**Prompt:** In this exercise, the entries below include pictures. Repeat exactly the lines from the line with "Output the LaTeX" to the line with "(0,0) rectangle (749,462);", including both, but without the pictures.

**Exercise inputs:**

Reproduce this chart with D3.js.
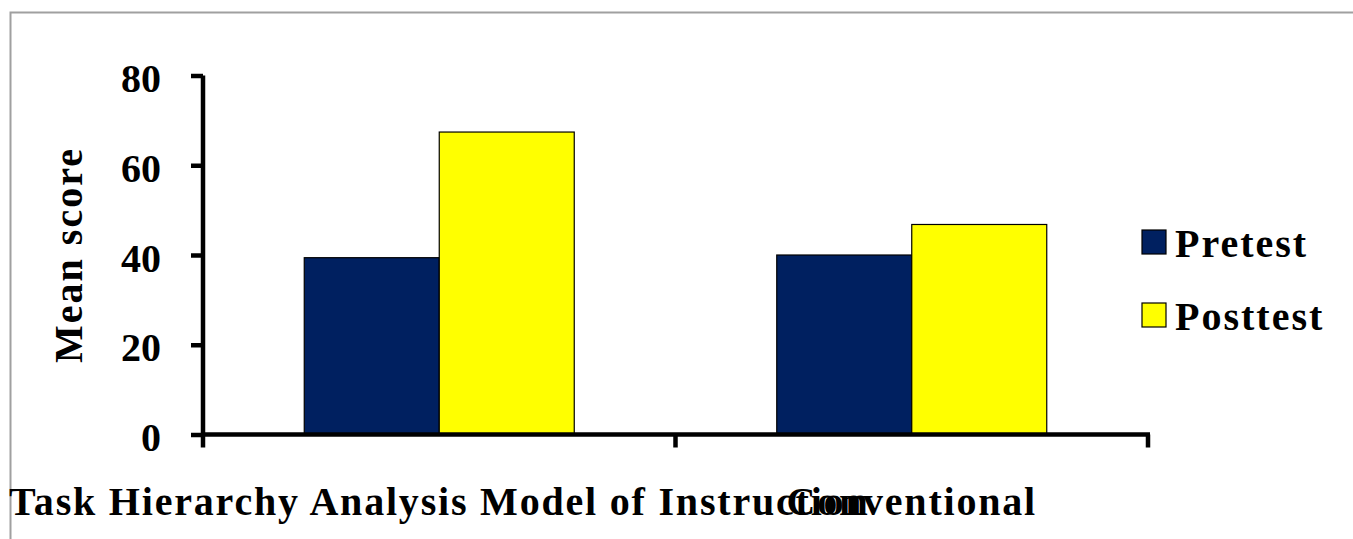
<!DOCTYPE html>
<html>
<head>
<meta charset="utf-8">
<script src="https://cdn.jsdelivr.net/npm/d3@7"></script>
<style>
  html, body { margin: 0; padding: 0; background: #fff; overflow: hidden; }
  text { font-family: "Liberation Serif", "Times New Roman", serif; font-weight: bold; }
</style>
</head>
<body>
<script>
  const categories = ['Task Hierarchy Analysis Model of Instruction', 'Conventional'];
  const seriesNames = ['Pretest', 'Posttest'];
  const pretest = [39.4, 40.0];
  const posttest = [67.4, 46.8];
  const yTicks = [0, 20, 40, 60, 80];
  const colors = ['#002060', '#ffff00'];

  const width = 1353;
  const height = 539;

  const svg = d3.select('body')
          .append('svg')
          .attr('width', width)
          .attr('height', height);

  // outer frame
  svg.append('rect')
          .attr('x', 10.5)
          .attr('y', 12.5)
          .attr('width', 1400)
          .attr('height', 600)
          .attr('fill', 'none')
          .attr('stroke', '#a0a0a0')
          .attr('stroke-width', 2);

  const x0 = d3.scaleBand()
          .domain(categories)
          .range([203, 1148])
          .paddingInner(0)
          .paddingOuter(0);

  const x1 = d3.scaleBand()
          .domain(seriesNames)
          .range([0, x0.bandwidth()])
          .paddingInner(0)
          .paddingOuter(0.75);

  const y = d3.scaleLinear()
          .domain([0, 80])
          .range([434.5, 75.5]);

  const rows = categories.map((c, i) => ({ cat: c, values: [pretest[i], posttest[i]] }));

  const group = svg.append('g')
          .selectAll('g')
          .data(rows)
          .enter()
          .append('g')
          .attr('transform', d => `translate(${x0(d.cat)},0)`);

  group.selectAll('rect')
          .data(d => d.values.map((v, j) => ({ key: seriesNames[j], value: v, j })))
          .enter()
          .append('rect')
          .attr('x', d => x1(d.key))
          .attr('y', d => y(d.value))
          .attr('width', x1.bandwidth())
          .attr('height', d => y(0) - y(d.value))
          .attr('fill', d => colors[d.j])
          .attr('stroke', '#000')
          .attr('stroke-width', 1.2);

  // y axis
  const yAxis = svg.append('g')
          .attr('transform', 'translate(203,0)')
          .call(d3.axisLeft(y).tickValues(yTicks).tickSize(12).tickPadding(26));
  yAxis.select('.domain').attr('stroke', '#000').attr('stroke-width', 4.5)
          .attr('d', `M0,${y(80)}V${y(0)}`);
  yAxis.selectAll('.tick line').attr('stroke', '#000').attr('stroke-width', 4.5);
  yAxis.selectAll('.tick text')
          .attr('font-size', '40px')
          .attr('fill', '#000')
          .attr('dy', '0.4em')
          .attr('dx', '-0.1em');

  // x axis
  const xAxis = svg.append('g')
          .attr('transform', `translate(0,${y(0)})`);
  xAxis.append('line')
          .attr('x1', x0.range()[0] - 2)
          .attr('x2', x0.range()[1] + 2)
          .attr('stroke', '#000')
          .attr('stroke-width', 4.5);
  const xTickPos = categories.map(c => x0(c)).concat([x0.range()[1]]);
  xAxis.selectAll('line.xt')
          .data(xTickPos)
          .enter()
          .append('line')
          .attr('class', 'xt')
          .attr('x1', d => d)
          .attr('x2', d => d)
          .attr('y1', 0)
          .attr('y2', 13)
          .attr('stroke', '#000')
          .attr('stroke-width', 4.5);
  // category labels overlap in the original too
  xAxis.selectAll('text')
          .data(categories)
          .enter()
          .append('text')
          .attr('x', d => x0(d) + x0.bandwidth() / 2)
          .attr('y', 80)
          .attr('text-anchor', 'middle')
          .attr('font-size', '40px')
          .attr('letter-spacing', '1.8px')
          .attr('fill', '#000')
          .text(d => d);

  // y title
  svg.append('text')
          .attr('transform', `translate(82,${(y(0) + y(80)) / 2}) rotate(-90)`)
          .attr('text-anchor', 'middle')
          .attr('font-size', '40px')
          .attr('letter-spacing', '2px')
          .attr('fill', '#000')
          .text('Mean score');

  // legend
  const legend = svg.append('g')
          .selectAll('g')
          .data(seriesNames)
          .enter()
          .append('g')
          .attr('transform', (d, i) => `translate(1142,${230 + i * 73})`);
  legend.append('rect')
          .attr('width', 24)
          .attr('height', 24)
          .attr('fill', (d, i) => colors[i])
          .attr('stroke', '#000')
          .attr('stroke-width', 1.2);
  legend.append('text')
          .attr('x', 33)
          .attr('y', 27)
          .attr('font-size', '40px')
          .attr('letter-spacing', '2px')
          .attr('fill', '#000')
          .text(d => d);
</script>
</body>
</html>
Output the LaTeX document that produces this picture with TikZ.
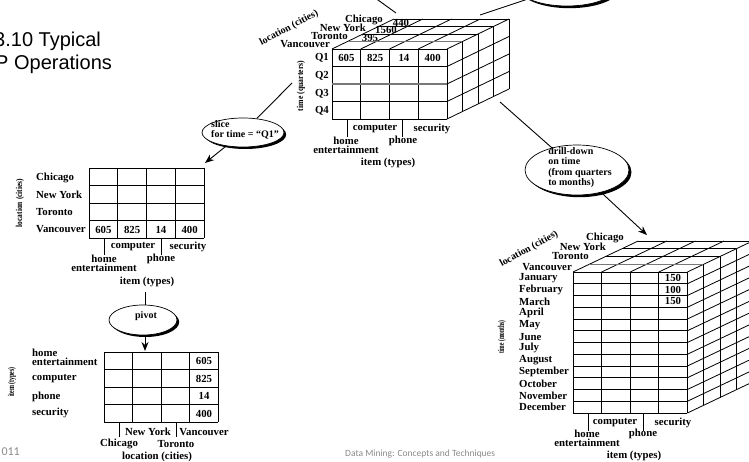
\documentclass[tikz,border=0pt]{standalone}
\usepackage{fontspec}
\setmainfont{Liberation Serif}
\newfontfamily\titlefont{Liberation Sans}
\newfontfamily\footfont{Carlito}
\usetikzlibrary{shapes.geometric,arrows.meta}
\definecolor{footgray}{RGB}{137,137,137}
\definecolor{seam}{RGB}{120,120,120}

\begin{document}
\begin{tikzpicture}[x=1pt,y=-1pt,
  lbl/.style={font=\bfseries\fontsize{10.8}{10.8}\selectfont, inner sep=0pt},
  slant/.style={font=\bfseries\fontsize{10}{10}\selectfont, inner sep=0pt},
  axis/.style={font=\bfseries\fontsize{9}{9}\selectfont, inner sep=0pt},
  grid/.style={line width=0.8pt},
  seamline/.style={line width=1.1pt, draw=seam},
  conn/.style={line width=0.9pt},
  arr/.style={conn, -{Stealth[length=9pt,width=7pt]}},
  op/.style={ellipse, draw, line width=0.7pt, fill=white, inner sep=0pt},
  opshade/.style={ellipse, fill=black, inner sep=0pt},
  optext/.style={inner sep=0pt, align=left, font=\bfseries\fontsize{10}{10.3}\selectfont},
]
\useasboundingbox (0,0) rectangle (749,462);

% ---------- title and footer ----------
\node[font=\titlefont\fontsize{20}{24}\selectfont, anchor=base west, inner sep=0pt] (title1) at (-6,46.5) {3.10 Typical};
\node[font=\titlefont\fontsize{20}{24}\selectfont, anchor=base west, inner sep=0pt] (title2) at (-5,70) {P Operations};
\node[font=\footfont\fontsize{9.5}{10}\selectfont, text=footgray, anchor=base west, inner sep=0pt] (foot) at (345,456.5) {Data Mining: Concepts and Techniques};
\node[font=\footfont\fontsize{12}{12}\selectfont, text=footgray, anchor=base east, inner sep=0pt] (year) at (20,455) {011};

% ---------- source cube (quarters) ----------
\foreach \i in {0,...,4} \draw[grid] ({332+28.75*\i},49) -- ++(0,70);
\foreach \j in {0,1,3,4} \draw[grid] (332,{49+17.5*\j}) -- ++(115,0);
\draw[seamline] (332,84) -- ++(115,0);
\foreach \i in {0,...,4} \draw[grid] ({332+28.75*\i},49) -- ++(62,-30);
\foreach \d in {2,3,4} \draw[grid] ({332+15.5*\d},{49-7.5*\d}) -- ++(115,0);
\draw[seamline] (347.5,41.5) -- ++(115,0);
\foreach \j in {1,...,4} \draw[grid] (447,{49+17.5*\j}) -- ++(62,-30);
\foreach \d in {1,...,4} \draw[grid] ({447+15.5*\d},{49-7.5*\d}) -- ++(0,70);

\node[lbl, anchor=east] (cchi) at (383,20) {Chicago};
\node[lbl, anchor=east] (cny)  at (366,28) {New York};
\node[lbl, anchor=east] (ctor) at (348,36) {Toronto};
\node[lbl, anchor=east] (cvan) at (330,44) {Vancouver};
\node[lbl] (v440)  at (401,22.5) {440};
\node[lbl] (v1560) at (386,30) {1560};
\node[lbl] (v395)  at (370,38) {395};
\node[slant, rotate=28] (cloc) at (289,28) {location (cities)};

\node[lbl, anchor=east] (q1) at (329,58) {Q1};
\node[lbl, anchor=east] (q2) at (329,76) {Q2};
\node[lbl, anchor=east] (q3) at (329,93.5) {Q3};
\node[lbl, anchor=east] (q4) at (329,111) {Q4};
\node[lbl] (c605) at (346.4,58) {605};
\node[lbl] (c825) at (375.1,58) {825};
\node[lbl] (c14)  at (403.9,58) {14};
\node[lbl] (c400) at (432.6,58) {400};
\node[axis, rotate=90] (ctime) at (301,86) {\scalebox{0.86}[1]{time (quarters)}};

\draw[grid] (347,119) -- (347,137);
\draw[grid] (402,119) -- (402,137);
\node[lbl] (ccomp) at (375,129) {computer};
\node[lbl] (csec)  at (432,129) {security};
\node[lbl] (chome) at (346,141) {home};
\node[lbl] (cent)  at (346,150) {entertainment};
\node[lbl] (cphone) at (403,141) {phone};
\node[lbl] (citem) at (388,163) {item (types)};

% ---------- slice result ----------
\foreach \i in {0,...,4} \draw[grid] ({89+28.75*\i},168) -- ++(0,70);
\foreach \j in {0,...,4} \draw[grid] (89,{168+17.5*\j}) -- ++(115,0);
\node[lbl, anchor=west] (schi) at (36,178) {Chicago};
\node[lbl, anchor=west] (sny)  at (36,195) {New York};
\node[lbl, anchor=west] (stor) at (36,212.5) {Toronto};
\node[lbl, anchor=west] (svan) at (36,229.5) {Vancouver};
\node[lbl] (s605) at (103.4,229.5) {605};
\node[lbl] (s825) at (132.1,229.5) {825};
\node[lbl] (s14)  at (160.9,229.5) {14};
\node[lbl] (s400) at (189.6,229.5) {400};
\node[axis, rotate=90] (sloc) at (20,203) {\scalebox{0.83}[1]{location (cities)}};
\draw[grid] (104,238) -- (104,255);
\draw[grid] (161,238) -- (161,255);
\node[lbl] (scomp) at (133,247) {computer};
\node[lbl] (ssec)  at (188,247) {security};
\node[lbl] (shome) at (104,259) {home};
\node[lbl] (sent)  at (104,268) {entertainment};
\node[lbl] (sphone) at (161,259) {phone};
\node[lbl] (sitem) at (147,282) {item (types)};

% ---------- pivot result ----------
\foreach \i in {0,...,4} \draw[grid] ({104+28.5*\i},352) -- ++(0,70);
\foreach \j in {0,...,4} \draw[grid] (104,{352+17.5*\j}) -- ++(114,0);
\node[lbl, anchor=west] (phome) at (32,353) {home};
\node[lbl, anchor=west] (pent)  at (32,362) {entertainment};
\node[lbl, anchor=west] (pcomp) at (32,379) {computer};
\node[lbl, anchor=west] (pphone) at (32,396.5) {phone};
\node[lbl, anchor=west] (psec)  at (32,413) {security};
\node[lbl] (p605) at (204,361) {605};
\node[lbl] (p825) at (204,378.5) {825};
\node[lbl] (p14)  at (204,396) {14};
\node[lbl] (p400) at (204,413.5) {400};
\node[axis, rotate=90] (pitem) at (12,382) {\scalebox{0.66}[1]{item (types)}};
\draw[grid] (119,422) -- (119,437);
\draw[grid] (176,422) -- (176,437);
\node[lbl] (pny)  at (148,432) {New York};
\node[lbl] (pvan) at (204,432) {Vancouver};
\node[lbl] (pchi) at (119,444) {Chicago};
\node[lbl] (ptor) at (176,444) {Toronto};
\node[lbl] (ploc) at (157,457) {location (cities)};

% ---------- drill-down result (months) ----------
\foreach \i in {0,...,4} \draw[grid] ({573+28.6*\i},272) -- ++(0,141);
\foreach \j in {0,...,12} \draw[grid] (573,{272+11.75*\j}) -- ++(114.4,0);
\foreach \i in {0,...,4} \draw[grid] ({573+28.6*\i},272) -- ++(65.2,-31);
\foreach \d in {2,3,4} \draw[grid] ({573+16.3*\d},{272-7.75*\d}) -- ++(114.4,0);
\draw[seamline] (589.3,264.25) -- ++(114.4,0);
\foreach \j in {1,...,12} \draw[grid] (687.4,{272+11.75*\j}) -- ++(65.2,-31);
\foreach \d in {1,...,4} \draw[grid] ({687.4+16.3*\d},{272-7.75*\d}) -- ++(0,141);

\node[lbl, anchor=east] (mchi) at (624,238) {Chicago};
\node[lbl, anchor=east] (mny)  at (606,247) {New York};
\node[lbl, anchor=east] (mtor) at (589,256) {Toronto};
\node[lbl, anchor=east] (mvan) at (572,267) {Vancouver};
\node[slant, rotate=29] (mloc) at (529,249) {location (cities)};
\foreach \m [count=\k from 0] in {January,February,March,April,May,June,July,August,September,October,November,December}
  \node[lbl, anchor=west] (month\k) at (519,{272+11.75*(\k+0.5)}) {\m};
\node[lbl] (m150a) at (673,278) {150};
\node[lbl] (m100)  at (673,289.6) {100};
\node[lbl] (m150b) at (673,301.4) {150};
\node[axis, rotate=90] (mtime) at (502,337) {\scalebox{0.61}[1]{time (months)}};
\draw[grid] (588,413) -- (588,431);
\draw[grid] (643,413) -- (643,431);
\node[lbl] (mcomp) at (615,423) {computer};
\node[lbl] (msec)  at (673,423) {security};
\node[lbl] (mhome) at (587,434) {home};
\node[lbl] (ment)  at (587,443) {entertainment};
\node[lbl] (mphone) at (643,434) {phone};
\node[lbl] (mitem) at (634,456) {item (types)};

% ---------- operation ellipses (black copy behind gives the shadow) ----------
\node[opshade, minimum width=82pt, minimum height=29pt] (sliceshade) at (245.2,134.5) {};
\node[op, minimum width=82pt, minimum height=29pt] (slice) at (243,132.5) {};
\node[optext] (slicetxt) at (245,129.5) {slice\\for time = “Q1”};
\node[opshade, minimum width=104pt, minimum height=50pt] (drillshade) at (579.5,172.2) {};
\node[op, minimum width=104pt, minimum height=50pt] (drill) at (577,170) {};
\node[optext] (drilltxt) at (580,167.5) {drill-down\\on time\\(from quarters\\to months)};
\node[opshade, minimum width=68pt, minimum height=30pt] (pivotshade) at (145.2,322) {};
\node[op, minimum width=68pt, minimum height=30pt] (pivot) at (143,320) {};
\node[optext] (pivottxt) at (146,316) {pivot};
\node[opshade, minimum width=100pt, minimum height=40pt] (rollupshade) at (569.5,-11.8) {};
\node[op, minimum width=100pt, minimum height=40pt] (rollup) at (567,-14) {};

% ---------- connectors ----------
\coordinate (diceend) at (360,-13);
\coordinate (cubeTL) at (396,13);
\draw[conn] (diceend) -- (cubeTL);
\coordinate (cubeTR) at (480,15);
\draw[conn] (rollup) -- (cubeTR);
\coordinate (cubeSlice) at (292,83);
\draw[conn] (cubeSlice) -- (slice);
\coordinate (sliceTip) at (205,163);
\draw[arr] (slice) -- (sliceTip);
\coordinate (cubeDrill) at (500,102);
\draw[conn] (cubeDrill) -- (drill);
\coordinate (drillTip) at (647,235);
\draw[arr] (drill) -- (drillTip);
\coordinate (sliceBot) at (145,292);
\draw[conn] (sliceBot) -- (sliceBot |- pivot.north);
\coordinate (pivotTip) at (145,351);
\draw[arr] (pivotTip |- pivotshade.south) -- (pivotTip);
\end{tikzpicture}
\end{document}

**Result of this task:**
Output the LaTeX document that produces this picture with TikZ.
\documentclass[tikz,border=0pt]{standalone}
\usepackage{fontspec}
\setmainfont{Liberation Serif}
\newfontfamily\titlefont{Liberation Sans}
\newfontfamily\footfont{Carlito}
\usetikzlibrary{shapes.geometric,arrows.meta}
\definecolor{footgray}{RGB}{137,137,137}
\definecolor{seam}{RGB}{120,120,120}

\begin{document}
\begin{tikzpicture}[x=1pt,y=-1pt,
  lbl/.style={font=\bfseries\fontsize{10.8}{10.8}\selectfont, inner sep=0pt},
  slant/.style={font=\bfseries\fontsize{10}{10}\selectfont, inner sep=0pt},
  axis/.style={font=\bfseries\fontsize{9}{9}\selectfont, inner sep=0pt},
  grid/.style={line width=0.8pt},
  seamline/.style={line width=1.1pt, draw=seam},
  conn/.style={line width=0.9pt},
  arr/.style={conn, -{Stealth[length=9pt,width=7pt]}},
  op/.style={ellipse, draw, line width=0.7pt, fill=white, inner sep=0pt},
  opshade/.style={ellipse, fill=black, inner sep=0pt},
  optext/.style={inner sep=0pt, align=left, font=\bfseries\fontsize{10}{10.3}\selectfont},
]
\useasboundingbox (0,0) rectangle (749,462);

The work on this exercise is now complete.